→ Task goal
Scan the lines below for the string "this" and copy every one that has it.

___ Data extract ___

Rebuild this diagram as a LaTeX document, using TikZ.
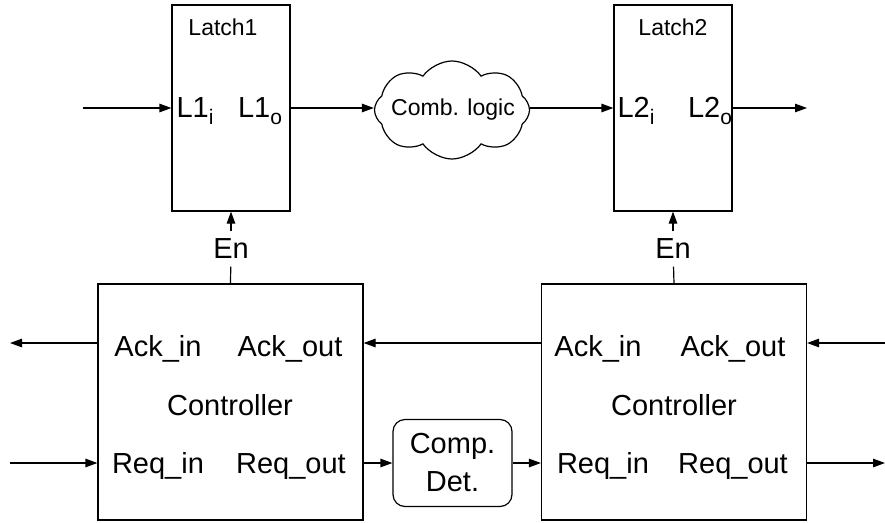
\documentclass[tikz,border=0pt]{standalone}
\usepackage{fontspec}
\setmainfont{Liberation Sans}
\usetikzlibrary{shapes.symbols, arrows.meta}
\newcommand{\sub}[1]{\raisebox{-7pt}{\fontsize{21}{21}\selectfont #1}}

\begin{document}
\begin{tikzpicture}[x=1pt, y=-1pt, line width=1.2pt, >={Triangle[length=12pt,width=8.5pt]},
    big/.style={font=\fontsize{29}{38}\selectfont, inner sep=0pt},
    small/.style={font=\fontsize{23}{28}\selectfont, inner sep=0pt},
    latch/.style={draw, minimum width=118pt, minimum height=206pt, inner sep=0pt},
    ctrl/.style={draw, minimum width=265pt, minimum height=236pt, inner sep=0pt}]
                        \useasboundingbox (0,0) rectangle (885,522);
                        \node[latch] (latch1) at (231,108) {};
                        \node[latch] (latch2) at (673,108) {};
                        \node[small, anchor=base] (name1) at (223,35) {Latch1};
                        \node[small, anchor=base] (name2) at (673,35) {Latch2};
                        \node[big, anchor=base] (l1i) at (195,117) {L1\sub{i}};
                        \node[big, anchor=base] (l1o) at (260,117) {L1\sub{o}};
                        \node[big, anchor=base] (l2i) at (636,117) {L2\sub{i}};
                        \node[big, anchor=base] (l2o) at (710,117) {L2\sub{o}};
                        \node[draw, cloud, cloud puffs=8, cloud puff arc=110, cloud ignores aspect, minimum width=155pt, minimum height=98pt, inner sep=0pt] (comb) at (452,110) {};
                        \node[small] (combtext) at (453,110) {Comb. logic};
                        \coordinate (in1) at (83,108);
                        \coordinate (out2) at (807,108);
                        \draw[->] (in1) -- (latch1.west);
                        \draw[->] (latch1.east) -- (latch1.east -| comb.west);
                        \draw[->] (latch1.east -| comb.east) -- (latch2.west);
                        \draw[->] (latch2.east) -- (out2);
                        \node[ctrl] (ctrl1) at (230.5,402) {};
                        \node[ctrl] (ctrl2) at (674,402) {};
                        \node[big, inner sep=7pt] (en1) at (231,249) {En};
                        \node[big, inner sep=7pt] (en2) at (673,249) {En};
                        \draw[->] (en1) -- (latch1.south);
                        \draw[->] (en2) -- (latch2.south);
                        \draw (en1) -- (ctrl1.north);
                        \draw (en2) -- (ctrl2.north);
                        \node[big, anchor=base] (ackin1) at (158,356) {Ack\_in};
                        \node[big, anchor=base] (ackout1) at (290,356) {Ack\_out};
                        \node[big, anchor=base] (ctrlname1) at (230,415) {Controller};
                        \node[big, anchor=base] (reqin1) at (158,473) {Req\_in};
                        \node[big, anchor=base] (reqout1) at (291,473) {Req\_out};
                        \node[big, anchor=base] (ackin2) at (598,356) {Ack\_in};
                        \node[big, anchor=base] (ackout2) at (733,356) {Ack\_out};
                        \node[big, anchor=base] (ctrlname2) at (674,415) {Controller};
                        \node[big, anchor=base] (reqin2) at (603,473) {Req\_in};
                        \node[big, anchor=base] (reqout2) at (733,473) {Req\_out};
                        \node[draw, rounded corners=12pt, minimum width=119pt, minimum height=87pt, big, align=center] (comp) at (452.5,463) {Comp.\\Det.};
                        \coordinate (ack) at (0,343);
                        \coordinate (req) at (0,463);
                        \coordinate (ackL) at (10,343);
                        \coordinate (reqL) at (10,463);
                        \coordinate (ackR) at (885,343);
                        \coordinate (reqR) at (885,463);
                        \draw[->] (ctrl1.west |- ack) -- (ackL);
                        \draw[->] (reqL) -- (ctrl1.west |- req);
                        \draw[->] (ctrl2.west |- ack) -- (ctrl1.east |- ack);
                        \draw[->] (ctrl1.east |- req) -- (comp.west);
                        \draw[->] (comp.east) -- (ctrl2.west |- req);
                        \draw[->] (ackR) -- (ctrl2.east |- ack);
                        \draw[->] (ctrl2.east |- req) -- (reqR);
                    \end{tikzpicture}
\end{document}
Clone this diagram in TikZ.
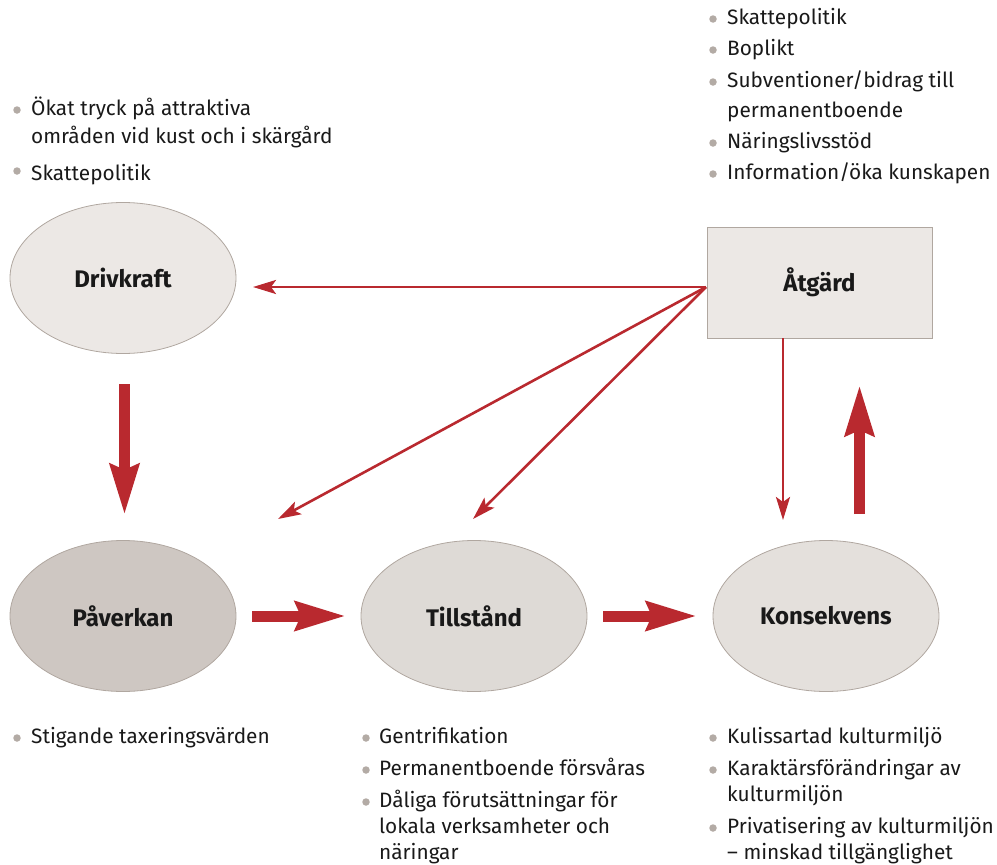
\documentclass[tikz,border=0pt]{standalone}
\usepackage{fontspec}
\setmainfont{Fira Sans}
\usetikzlibrary{shapes.geometric,arrows.meta}
\definecolor{rd}{HTML}{B9292F}
\definecolor{bord}{HTML}{B0A7A0}
\definecolor{bul}{HTML}{B3ABA5}
\definecolor{fillA}{HTML}{ECE8E5}
\definecolor{fillB}{HTML}{CEC7C2}
\definecolor{fillC}{HTML}{DEDAD6}
\definecolor{fillD}{HTML}{E4E0DC}
\tikzset{
  ell/.style={ellipse, draw=bord, line width=0.8pt, minimum width=226pt, minimum height=151pt, inner sep=0pt,
    font=\fontsize{24}{28}\selectfont\bfseries, text=black!90},
  boxx/.style={rectangle, draw=bord, line width=1pt, fill=fillA, minimum width=225pt, minimum height=111pt,
    font=\fontsize{24}{28}\selectfont\bfseries, text=black!90},
  txt/.style={anchor=base west, inner sep=0pt, font=\fontsize{20.8}{24}\selectfont, text=black!90},
  bullet/.style={circle, fill=bul, inner sep=0pt, minimum size=7.5pt},
  thick arrow/.style={draw=rd, line width=11pt, -{Stealth[length=50pt, width=28pt, inset=5pt]}},
  thin arrow/.style={draw=rd, line width=2.6pt, -{Stealth[length=23pt, width=14pt, inset=5pt]}},
}
\begin{document}
\begin{tikzpicture}[x=1pt,y=-1pt]
\useasboundingbox (0,0) rectangle (997,865);
% main nodes
\node[ell, fill=fillA] (drv) at (123,278) {Drivkraft};
\node[ell, fill=fillB] (pav) at (123,616) {Påverkan};
\node[ell, fill=fillC] (til) at (474,616) {Tillstånd};
\node[ell, fill=fillD] (kon) at (826,616) {Konsekvens};
\node[boxx] (atg) at (819.5,282.5) {Åtgärd};
% free ends
\coordinate (src) at (706,287);
\coordinate (e1) at (253,287);
\coordinate (e2) at (278,519);
\coordinate (e3) at (473,519);
\coordinate (d1) at (124.5,384);
\coordinate (d2) at (124.5,515);
\coordinate (u1) at (859.5,514);
\coordinate (u2) at (859.5,385);
\coordinate (h1a) at (252,616);
\coordinate (h1b) at (346,616);
\coordinate (h2a) at (603,616);
\coordinate (h2b) at (697,616);
\coordinate (v1) at (783,338);
\coordinate (v2) at (783,520);
% thick arrows
\draw[thick arrow] (d1) -- (d2);
\draw[thick arrow] (h1a) -- (h1b);
\draw[thick arrow] (h2a) -- (h2b);
\draw[thick arrow] (u1) -- (u2);
% thin arrows
\draw[thin arrow] (src) -- (e1);
\draw[thin arrow] (src) -- (e2);
\draw[thin arrow] (src) -- (e3);
\draw[thin arrow] (v1) -- (v2);
% top-left text
\node[bullet] (b1) at (17,110) {};
\node[txt] (t1a) at (31,115) {Ökat tryck på attraktiva};
\node[txt] (t1b) at (31,143) {områden vid kust och i skärgård};
\node[bullet] (b2) at (17,171) {};
\node[txt] (t2) at (31,180) {Skattepolitik};
% top-right text
\node[bullet] (b3) at (713,19) {};
\node[txt] (t3) at (727,24) {Skattepolitik};
\node[bullet] (b4) at (713,50) {};
\node[txt] (t4) at (727,55) {Boplikt};
\node[bullet] (b5) at (713,82) {};
\node[txt] (t5a) at (727,87) {Subventioner/bidrag till};
\node[txt] (t5b) at (727,117) {permanentboende};
\node[bullet] (b6) at (713,143) {};
\node[txt] (t6) at (727,148) {Näringslivsstöd};
\node[bullet] (b7) at (713,174) {};
\node[txt] (t7) at (727,179) {Information/öka kunskapen};
% bottom-left
\node[bullet] (b8) at (17,738) {};
\node[txt] (t8) at (31,743) {Stigande taxeringsvärden};
% bottom-middle
\node[bullet] (b9) at (366,738) {};
\node[txt] (t9) at (379,743) {Gentrifikation};
\node[bullet] (b10) at (366,770) {};
\node[txt] (t10) at (379,775) {Permanentboende försvåras};
\node[bullet] (b11) at (366,802) {};
\node[txt] (t11a) at (379,807) {Dåliga förutsättningar för};
\node[txt] (t11b) at (379,833) {lokala verksamheter och};
\node[txt] (t11c) at (379,859) {näringar};
% bottom-right
\node[bullet] (b12) at (713,738) {};
\node[txt] (t12) at (727,743) {Kulissartad kulturmiljö};
\node[bullet] (b13) at (713,770) {};
\node[txt] (t13a) at (727,775) {Karaktärsförändringar av};
\node[txt] (t13b) at (727,801) {kulturmiljön};
\node[bullet] (b14) at (713,828) {};
\node[txt] (t14a) at (727,833) {Privatisering av kulturmiljön};
\node[txt] (t14b) at (727,859) {– minskad tillgänglighet};
\end{tikzpicture}
\end{document}
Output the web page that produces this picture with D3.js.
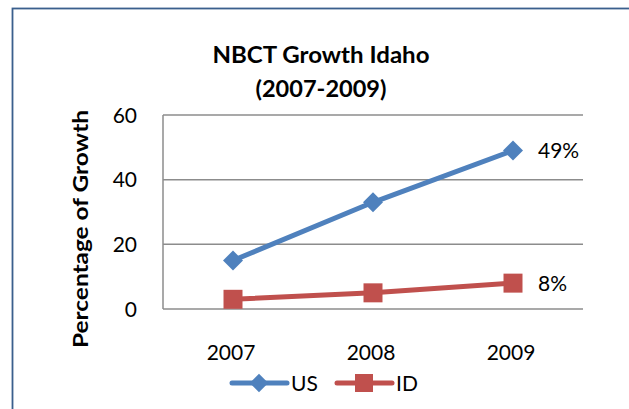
<!DOCTYPE html>
<html>
<head>
<meta charset="utf-8">
<script src="https://cdn.jsdelivr.net/npm/d3@7"></script>
<style>
  body { margin: 0; background: #fff; }
  svg { display: block; font-family: Lato, "Open Sans", sans-serif; }
</style>
</head>
<body>
<div id="chart"></div>
<script>
const anos = ["2007", "2008", "2009"];
const valoresUS = [15, 33, 49];
const valoresID = [3, 5, 8];
const ticksY = [0, 20, 40, 60];
const rotulosFinais = ["49%", "8%"];

const largura = 629;
const altura = 409;
const azul = "#4F81BD";
const vermelho = "#C0504D";

// losango quadrado (o d3.symbolDiamond e alto demais)
const losango = {
    draw(ctx, size) {
        const r = Math.sqrt(size) / 2;
        ctx.moveTo(0, -r);
        ctx.lineTo(r, 0);
        ctx.lineTo(0, r);
        ctx.lineTo(-r, 0);
        ctx.closePath();
    }
};

const svg = d3.select("#chart")
    .append("svg")
    .attr("width", largura)
    .attr("height", altura);

// moldura externa (so aparece em cima e a esquerda)
svg.append("rect")
    .attr("x", 12.5)
    .attr("y", 8.5)
    .attr("width", largura + 20)
    .attr("height", altura + 20)
    .attr("fill", "none")
    .attr("stroke", "#3A5F8D")
    .attr("stroke-width", 1.8);

// area do grafico
const x = d3.scaleBand().domain(anos).range([163, 583]);
const y = d3.scaleLinear().domain([0, 60]).range([309, 115]);
const cx = d => x(d) + x.bandwidth() / 2;

// linhas de grade
svg.selectAll(".grade")
    .data(ticksY)
    .enter()
    .append("line")
    .attr("x1", 163)
    .attr("x2", 583)
    .attr("y1", d => y(d))
    .attr("y2", d => y(d))
    .attr("stroke", "#8C8C8C")
    .attr("stroke-width", 1.5);

// eixo y (linha vertical)
svg.append("line")
    .attr("x1", 163)
    .attr("x2", 163)
    .attr("y1", y(60))
    .attr("y2", y(0))
    .attr("stroke", "#8C8C8C")
    .attr("stroke-width", 1.5);

// rotulos do eixo y
svg.selectAll(".label-y")
    .data(ticksY)
    .enter()
    .append("text")
    .text(d => d)
    .attr("x", 137)
    .attr("y", d => y(d))
    .attr("dy", "0.36em")
    .attr("text-anchor", "end")
    .attr("fill", "#000")
    .style("font-size", "21px");

// rotulos do eixo x
svg.selectAll(".label-x")
    .data(anos)
    .enter()
    .append("text")
    .text(d => d)
    .attr("x", d => cx(d) - 2)
    .attr("y", 360)
    .attr("text-anchor", "middle")
    .attr("fill", "#000")
    .style("font-size", "21px");

// series
const series = [
    { nome: "US", valores: valoresUS, cor: azul, forma: losango, tamanho: 400, tamLeg: 340 },
    { nome: "ID", valores: valoresID, cor: vermelho, forma: d3.symbolSquare, tamanho: 361, tamLeg: 324 }
];

const linha = d3.line()
    .x(d => cx(d.ano))
    .y(d => y(d.v));

series.forEach((s, k) => {
    const pts = anos.map((a, i) => ({ ano: a, v: s.valores[i] }));
    svg.append("path")
        .attr("d", linha(pts))
        .attr("fill", "none")
        .attr("stroke", s.cor)
        .attr("stroke-width", 5)
        .attr("stroke-linejoin", "round");

    svg.selectAll(".ponto-" + s.nome)
        .data(pts)
        .enter()
        .append("path")
        .attr("d", d3.symbol().type(s.forma).size(s.tamanho))
        .attr("transform", d => `translate(${cx(d.ano)},${y(d.v)})`)
        .attr("fill", s.cor);

    // rotulo do ultimo valor
    const ultimo = pts[pts.length - 1];
    svg.append("text")
        .text(rotulosFinais[k])
        .attr("x", 538)
        .attr("y", y(ultimo.v))
        .attr("dy", "0.36em")
        .attr("fill", "#000")
        .style("font-size", "21px");
});

// legenda
const legenda = svg.append("g").attr("transform", "translate(0,383)");
const posLegenda = [232, 337];
series.forEach((s, i) => {
    const g = legenda.append("g").attr("transform", `translate(${posLegenda[i]},0)`);
    g.append("line")
        .attr("x1", 0)
        .attr("x2", 55)
        .attr("stroke", s.cor)
        .attr("stroke-width", 5)
        .attr("stroke-linecap", "round");
    g.append("path")
        .attr("d", d3.symbol().type(s.forma).size(s.tamLeg))
        .attr("transform", "translate(27,0)")
        .attr("fill", s.cor);
    g.append("text")
        .text(s.nome)
        .attr("x", 59)
        .attr("dy", "0.36em")
        .attr("fill", "#000")
        .style("font-size", "21px");
});

// titulo do eixo y
svg.append("text")
    .attr("transform", "translate(88,229) rotate(-90)")
    .attr("text-anchor", "middle")
    .attr("fill", "#000")
    .attr("textLength", 238)
    .attr("lengthAdjust", "spacingAndGlyphs")
    .style("font-size", "21px")
    .style("font-weight", "bold")
    .text("Percentage of Growth");

// titulo
const titulo = svg.append("text")
    .attr("text-anchor", "middle")
    .attr("fill", "#000")
    .style("font-size", "22px")
    .style("font-weight", "bold");
titulo.append("tspan")
    .attr("x", 321).attr("y", 63)
    .attr("textLength", 217).attr("lengthAdjust", "spacingAndGlyphs")
    .text("NBCT Growth Idaho");
titulo.append("tspan")
    .attr("x", 321).attr("y", 97)
    .attr("textLength", 131).attr("lengthAdjust", "spacingAndGlyphs")
    .text("(2007-2009)");
</script>
</body>
</html>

___

→ Expected answer
Rebuild this diagram as a LaTeX document, using TikZ.
Clone this diagram in TikZ.
Output the web page that produces this picture with D3.js.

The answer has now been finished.